I was in the dairy business for nearly 39 years in Chino in Southern California. I spent over 25 of those years on the board of Milk Producers Council. Since I retired from active dairy farming in 2018, I have been given the privilege by Milk Producers Council to be involved in a whole range of activities facing producers in California. Here is a random update on various things that are going on.
Water: 2019 was a good water year. Lots of rain and snow kept the irrigation ditches flowing late into summer and the crops look great. There was definitely a lot of recharging of the aquifers that took place as well. Long term, the groundwater pumping restrictions that may be the result of the implementation of the Sustainable Groundwater Management Act (SGMA) are being discussed by the various Groundwater Sustainability Agencies that have been formed throughout California. But at least in the next five years, most folks will have access to enough water to farm.

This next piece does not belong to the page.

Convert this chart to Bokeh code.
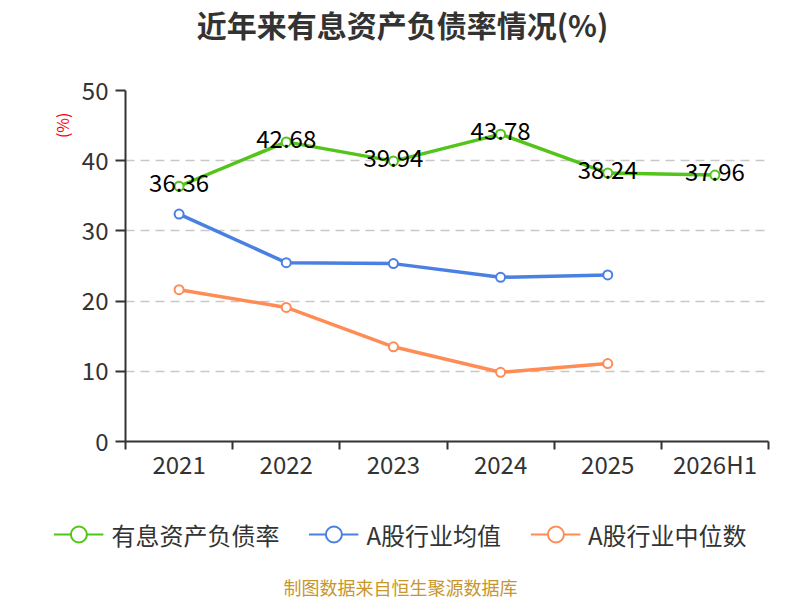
from bokeh.plotting import figure
from bokeh.layouts import column, row
from bokeh.models import (Range1d, FixedTicker, Title, Label, Legend, LegendItem, ColumnDataSource)
from bokeh.core.properties import value
from bokeh.embed import file_html
from bokeh.resources import INLINE

categories = ["2021", "2022", "2023", "2024", "2025", "2026H1"]
debt_ratio = [36.36, 42.68, 39.94, 43.78, 38.24, 37.96]
industry_mean = [32.39, 25.48, 25.34, 23.39, 23.72]
industry_median = [21.63, 19.10, 13.49, 9.86, 11.10]
y_ticks = [0, 10, 20, 30, 40, 50]

series_names = ["有息资产负债率", "A股行业均值", "A股行业中位数"]
colors = ["#52c41a", "#4a80e2", "#ff8c55"]
title_text = "近年来有息资产负债率情况(%)"
unit_text = "(%)"
footer_text = "制图数据来自恒生聚源数据库"

FONT = "Noto Sans CJK SC"
W = 800
TOP_H, MAIN_H, BOT_H = 50, 450, 100


def blank_fig(h):
    f = figure(width=W, height=h, output_backend="svg", toolbar_location=None,
               x_range=Range1d(0, W), y_range=Range1d(0, h),
               x_axis_type=None, y_axis_type=None,
               min_border=0, min_border_left=0, min_border_right=0,
               min_border_top=0, min_border_bottom=0)
    f.outline_line_color = None
    f.xgrid.grid_line_color = None
    f.ygrid.grid_line_color = None
    f.background_fill_color = "white"
    f.border_fill_color = "white"
    return f


# ---- title strip
ft = blank_fig(TOP_H)
ft.add_layout(Label(x=402, y=TOP_H - 23, text=title_text, text_align="center",
                    text_baseline="middle", text_font=FONT, text_font_size="30px",
                    text_font_style="bold", text_color="#333333"))

# ---- main chart
p = figure(width=W, height=MAIN_H, output_backend="svg", toolbar_location=None,
           x_range=Range1d(0, len(categories)), y_range=Range1d(0, 50),
           min_border_left=125, min_border_right=32, min_border_top=40,
           min_border_bottom=59)
p.outline_line_color = None
p.background_fill_color = "white"
p.border_fill_color = "white"

xa = p.xaxis[0]
xa.ticker = FixedTicker(ticks=[i + 0.5 for i in range(len(categories))],
                        minor_ticks=list(range(len(categories) + 1)))
xa.major_label_overrides = {i + 0.5: c for i, c in enumerate(categories)}
xa.major_tick_out = 0
xa.major_tick_in = 0
xa.minor_tick_out = 8
xa.minor_tick_in = 0
xa.minor_tick_line_color = "#333333"
xa.minor_tick_line_width = 2
xa.axis_line_color = "#333333"
xa.axis_line_width = 2
xa.major_label_standoff = -4
xa.major_label_text_font = FONT
xa.major_label_text_font_size = "24px"
xa.major_label_text_color = "#333333"

ya = p.yaxis[0]
ya.ticker = FixedTicker(ticks=y_ticks)
ya.major_tick_out = 10
ya.major_tick_in = 0
ya.minor_tick_line_color = None
ya.major_tick_line_color = "#333333"
ya.major_tick_line_width = 2
ya.axis_line_color = "#333333"
ya.axis_line_width = 2
ya.major_label_standoff = 7
ya.major_label_text_font = FONT
ya.major_label_text_font_size = "24px"
ya.major_label_text_color = "#333333"

p.xgrid.grid_line_color = None
p.ygrid.grid_line_color = "#c8c8c8"
p.ygrid.grid_line_dash = "9 6"
p.ygrid.grid_line_width = 1.5

series = [debt_ratio, industry_mean, industry_median]
for vals, col in zip(series, colors):
    xs = [i + 0.5 for i in range(len(vals))]
    src = ColumnDataSource(dict(x=xs, y=vals))
    p.line("x", "y", source=src, line_color=col, line_width=3.5)
    p.scatter("x", "y", source=src, marker="circle", size=9,
              fill_color="white", line_color=col, line_width=2)

lab_src = ColumnDataSource(dict(x=[i + 0.5 for i in range(len(debt_ratio))], y=debt_ratio,
                                t=["%.2f" % v for v in debt_ratio]))
p.text("x", "y", text="t", source=lab_src, text_align="center", text_baseline="middle",
       y_offset=-3, text_font=value(FONT), text_font_size="24px", text_color="#000000")

p.add_layout(Title(text=unit_text, align="right", offset=22, standoff=10,
                   text_font=FONT, text_font_size="16px", text_font_style="normal",
                   text_color="#ff0000"), "left")

# ---- legend + footer strip
fb = blank_fig(BOT_H)
nan = float("nan")
items = []
for name, col in zip(series_names, colors):
    proxy = ColumnDataSource(dict(x=[nan], y=[nan]))
    ln = fb.line("x", "y", source=proxy, line_color=col, line_width=2)
    sc = fb.scatter("x", "y", source=proxy, marker="circle", size=16, fill_color="white",
                    line_color=col, line_width=2)
    items.append(LegendItem(label=name, renderers=[ln, sc]))
legend = Legend(items=items, orientation="horizontal", location="top_center",
                label_text_font=FONT, label_text_font_size="24px",
                label_text_color="#333333", glyph_width=50, glyph_height=40,
                label_standoff=8, spacing=29, padding=0, margin=14,
                border_line_color=None, background_fill_alpha=0)
fb.add_layout(legend, "center")
fb.add_layout(Label(x=400, y=14, text=footer_text, text_align="center",
                    text_baseline="middle", text_font=FONT, text_font_size="18px",
                    text_color="#c8962a"))

layout = column(row(ft), p, row(fb), spacing=0)
open("out.html", "w").write(file_html(layout, INLINE))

The SJ Valley Blueprint is the effort to bring together all of the various valley interests to advocate for more water to sustain the economy of the Central Valley. The effort is now officially organized and has chosen an executive committee. It has initiated an economic study that seeks to quantify the impacts to the Valley of the water cutbacks that will be the result of SGMA implementation if no additional water can be secured. The Blueprint has put together a submission to Governor Newsom’s Water Resiliency Portfolio which will be the guide to the Governor’s plan for water for the next three years. The Blueprint document outlines improvements that can be made in the water infrastructure in California that could provide nearly 2 million-acre feet of additional supplies that would sustain agriculture and our economy in an environmentally responsible way. You can read the Blueprint submission here.
On the water quality front, the dairy industry continues to face regulatory pressure related to manure management. In Southern California, the updated Dairy Permit from the Regional Board was put in place last year and it seems that implementation is proceeding without too much difficulty. The Central Valley Regional Board dairy permit is in the process of being updated. There will be increased scrutiny of the dairy industry’s impacts on water quality and ever tougher compliance requirements. I have been enormously impressed with the work of the dairy producer-led Central Valley Dairy Representative Monitoring Program. This group has worked with some top professionals to not only develop a groundwater quality monitoring program but also develop recommendations for the coming dairy permit renewal that will both improve water quality and do so in a way that is feasible for producers to implement. It has been eye opening for me coming from Southern California, where the industry meets many of its environmental challenges by pointing to the fact that urbanization is rapidly diminishing the impact of agriculture on water and air quality, to witness the enormous challenges faced by Central Valley agriculture. Huge investments of time and money to develop programs and processes that will enable the dairy industry to reduce its impacts on the environment and operate in a more sustainable fashion are underway. The State and the Federal governments are partnering with the industry in providing substantial financial investments to help make progress possible.
The creation of Dairy Cares has paid huge dividends for the dairy industry by uniting the industry and providing a vehicle for the coordination of efforts across a broad swath of environmental challenges facing the industry. Our own Kevin Abernathy is an incredible asset to the producer community with his expertise and vast experience in navigating the air and water regulatory environment as well as his talent for securing financial assistance for our producers to take advantage of the government’s financial assistance programs.
One program that is coming up for consideration by the State Water Resources Control Board in October is the CV-SALTS program. California law prohibits discharges of water from any source into a groundwater basin that exceeds the drinking water limit for nitrates. This law creates a standard that is impossible to meet for many dischargers including dairies in the Central Valley. CV-SALTS is a program that was initiated by the discharger community to develop an alternative compliance path. What the CV-SALTS program proposes is a phased approach where dischargers are obligated right away to work with communities that have a nitrate impacted drinking water supply to provide access to clean drinking water.
After that initial phase has been accomplished then the effort shifts to a program to work on cleaning up the degraded groundwater basins. An even longer-term goal of CV-SALTS is the development of a strategy to actually deal with the problem of accumulating salts in the Valley, which has been the problem that has caused the failure in antiquity of most civilizations that relied on irrigation to grow their food. CV-SALTS has been approved by the Central Valley Regional Water Quality Control Board and is awaiting approval by the State Board where strong opposition from some “environmental justice” and more extreme environmental groups has held up approval. Those folks are not interested in a program that enables collaboration between the government and the regulated community. They want the government to use its enforcement authority to compel and coerce the discharger community into submission. So stay tuned.
What else is going? Well there is the quota discussion, Farm Bill implementation, potential FMMO reform, trade and immigration concerns. But that’s enough for today. Enjoy your weekend.